TEMPO.CO, Zurich – Sejumlah miliarder yang menjadi nasabah dari UBS Bank asal Swiss sedang berupaya menjual kepemilikan sahamnya setelah mendapatkan keuntungan besar.
Profit ini diperoleh dari jatuhnya harga saham dan kenaikan kembali harga saham pada periode Maret hingga Mei.
“Saat kejatuhan pasar saham di seluruh dunia pada Maret, pelanggan terkaya UBS meminjam triliunan rupiah dana untuk membeli harga saham yang anjlok,” begitu dilansir Reuters pada Kamis, 16 Juli 2020.
Sekarang, mereka berupaya menjual kepemilikan saham yang harganya sudah naik itu ke sejumlah aset privat dan tidak likuid.
Keuntungan yang diperoleh oleh orang-orang kaya ini melebihi bisnis lindung nilai atau hedge fund dan pasar saham secara umum.
Rata-rata kepemilikan kekayaan tiap orang kaya ini, yang dikelola sekitar 120 kantor, sekitar US$1.6 miliar atau sekitar Rp23.5 triliun.
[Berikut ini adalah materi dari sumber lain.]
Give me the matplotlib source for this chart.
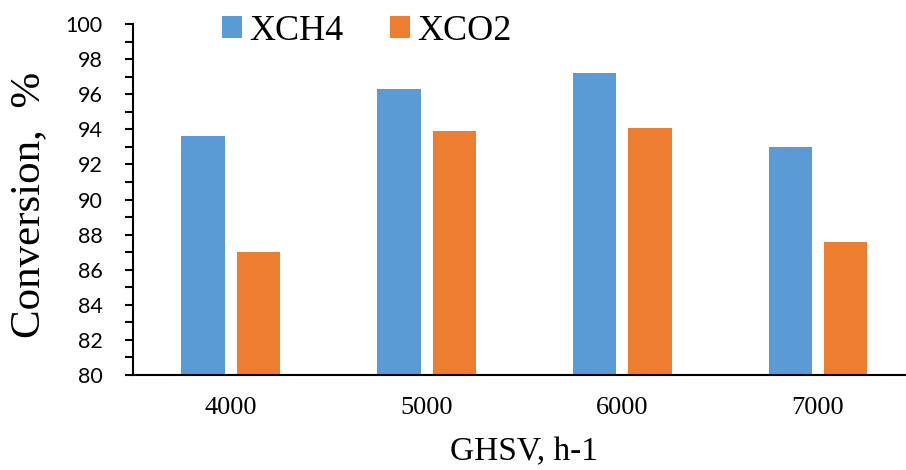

Kepala global UBS dari Swiss, Josef Stadler, mengatakan,”Kami menyalurkan kredit dalam jumlah rekor pada pertengahan Maret dan pertengahan April.”
Para miliarder ini, Josef menjelaskan, membeli sejumlah saham di pasar saham AS.
“Tapi mereka tidak membeli US$50 juta atau sekitar RpRp732 miliar. Mereka membeli lebih dari US$1 miliar saham atau sekitar Rp14.6 triliun. Mereka mendapat banyak uang,” kata Stadler.
UBS dikenal sebagai benteng bank bagi miliarder. Ini karena UBS mengelola dana sekitar setengah dari total orang-orang terkaya dunia.
“Sekarang miliarder ini berencana berinvestasi pada properti perumahan dan ekuitas privat atau membuat kesepakatan korporat dan kesepakatan stretegis,” begitu dilansir Reuters mengutip UBS soal rencana pelepasan saham itu.